Methanothrix soehngenii

Scientific classification
- Domain: Archaea
- Kingdom: Methanobacteriati
- Phylum: Methanobacteriota
- Class: "Methanomicrobia"
- Order: Methanosarcinales
- Family: Methanosaetaceae
- Genus: Methanothrix
- Species: M. soehngenii
- Binomial name: Methanothrix soehngenii Huser et al., 1982
- Synonyms: Methanothrix concilii Patel 1985; Methanosaeta concilii (Patel 1985) Patel & Sprott 1990;

= Methanothrix soehngenii =

- Authority: Huser et al., 1982
- Synonyms: Methanothrix concilii Patel 1985, Methanosaeta concilii (Patel 1985) Patel & Sprott 1990

Species of archaeon

Methanothrix soehngenii is a species of methanogenic archaea.

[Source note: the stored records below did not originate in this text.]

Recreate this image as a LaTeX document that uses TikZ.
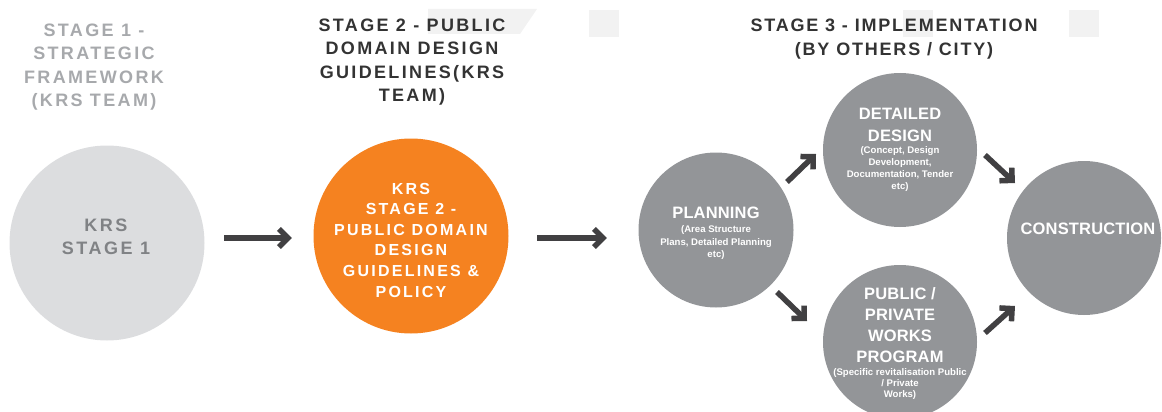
\documentclass[tikz,border=0pt]{standalone}
\usepackage{fontspec}
\setmainfont{Liberation Sans}
\newfontfamily\ttlfont[LetterSpace=13]{Liberation Sans}
\newfontfamily\ttlfontb[LetterSpace=10]{Liberation Sans}
\newfontfamily\krsfont[LetterSpace=14]{Liberation Sans}
\newfontfamily\cirfont[LetterSpace=1]{Liberation Sans}
\usetikzlibrary{arrows.meta}
\definecolor{lightc}{HTML}{DCDDDF}
\definecolor{orangec}{HTML}{F58220}
\definecolor{midc}{HTML}{939598}
\definecolor{arrc}{HTML}{414042}
\definecolor{t1c}{HTML}{A7A9AC}
\definecolor{t2c}{HTML}{333333}
\definecolor{krsc}{HTML}{808285}
\definecolor{wmc}{HTML}{F2F2F2}
\tikzset{
  disc/.style={circle,inner sep=0pt,draw=none},
  ttl/.style={align=center,inner sep=0pt,font=\ttlfont\bfseries\fontsize{18}{23.5}\selectfont},
  big/.style={align=center,inner sep=0pt,text=white,font=\cirfont\bfseries\fontsize{16.5}{22.5}\selectfont},
  sml/.style={align=center,inner sep=0pt,text=white,font=\bfseries\fontsize{9.6}{11.7}\selectfont},
  arr/.style={draw=arrc,line width=5.5pt,-{Straight Barb[length=9pt,width=18pt]}}
}
\begin{document}
\begin{tikzpicture}[x=1pt,y=-1pt]
\useasboundingbox (0,0) rectangle (1162,412);
% faint watermark pieces
\fill[wmc] (428,9) -- (537,9) -- (520,34) -- (428,34) -- cycle;
\fill[wmc] (589,10) rectangle (619,37);
\fill[wmc] (903,10) rectangle (933,37);
\fill[wmc] (1069,10) rectangle (1099,37);
% titles
\node[ttl,text=t1c] (t1) at (94,67) {STAGE 1 -\\STRATEGIC\\FRAMEWORK\\(KRS TEAM)};
\node[ttl,text=t2c] (t2) at (412,62) {STAGE 2 - PUBLIC\\DOMAIN DESIGN\\GUIDELINES(KRS\\TEAM)};
\node[ttl,text=t2c,font=\ttlfontb\bfseries\fontsize{18}{23.5}\selectfont] (t3) at (894,39) {STAGE 3 - IMPLEMENTATION\\(BY OTHERS / CITY)};
% circles
\node[disc,fill=lightc,minimum size=195pt] (s1) at (107,243) {};
\node[disc,fill=orangec,minimum size=195pt] (s2) at (411,236) {};
\node[disc,fill=midc,minimum size=155pt] (pl) at (716,230) {};
\node[disc,fill=midc,minimum size=154pt] (dd) at (900,150) {};
\node[disc,fill=midc,minimum size=154pt] (pp) at (900,342) {};
\node[disc,fill=midc,minimum size=154pt] (co) at (1084,238) {};
% circle texts
\node[align=center,inner sep=0pt,text=krsc,font=\krsfont\bfseries\fontsize{18}{23}\selectfont] (s1t) at (106,237) {KRS\\STAGE 1};
\node[align=center,inner sep=0pt,text=white,font=\krsfont\bfseries\fontsize{16}{20.6}\selectfont] (s2t) at (411,240) {KRS\\STAGE 2 -\\PUBLIC DOMAIN\\DESIGN\\GUIDELINES \&\\POLICY};
\node[big] (plb) at (716,213) {PLANNING};
\node[sml,font=\bfseries\fontsize{9.6}{12.5}\selectfont] (pls) at (716,243) {(Area Structure\\Plans, Detailed Planning\\etc)};
\node[big] (ddb) at (900,125) {DETAILED\\DESIGN};
\node[sml] (dds) at (900,169) {(Concept, Design\\Development,\\Documentation, Tender\\etc)};
\node[big,font=\cirfont\bfseries\fontsize{16.5}{21}\selectfont] (ppb) at (900,325) {PUBLIC /\\PRIVATE\\WORKS\\PROGRAM};
\node[sml,font=\bfseries\fontsize{9.6}{11}\selectfont] (pps) at (900,384) {(Specific revitalisation Public\\/ Private\\Works)};
\node[big] (cob) at (1088,229) {CONSTRUCTION};
% arrows
\draw[arr] ([xshift=19.5pt,yshift=5pt]s1.east) -- ([xshift=-21.5pt,yshift=-2pt]s2.west);
\draw[arr] ([xshift=28.5pt,yshift=-2pt]s2.east) -- ([xshift=-31.5pt,yshift=-8pt]pl.west);
\draw[arr] ([shift={(71,-48)}]pl.center) -- ([shift={(-84,4)}]dd.center);
\draw[arr] ([shift={(85,5)}]dd.center) -- ([shift={(-69,-55)}]co.center);
\draw[arr] ([shift={(61,62)}]pl.center) -- ([shift={(-93,-21)}]pp.center);
\draw[arr] ([shift={(85,-9)}]pp.center) -- ([shift={(-69,68)}]co.center);
\end{tikzpicture}
\end{document}
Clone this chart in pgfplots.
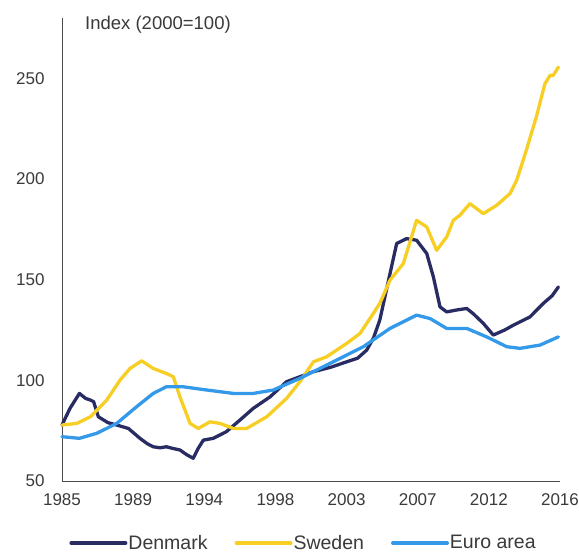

Its cells are non-motile, non-spore-forming, rod-shaped (0.8×2 μm) and are normally combined end to end in long filaments, surrounded by a sheath-like structure. It is named in honour of N. L. Söhngen.

==Metabolism==

Unlike other methanogenic archaea, Methanothrix soehngenii cannot reduce carbon dioxide with hydrogen to produce methane. Its sole source of energy is acetate.

==Genome==

The tRNA^{ala} gene of Methanothrix soehngenii differs from those of other archaea in that it encodes a terminal CCA 3′.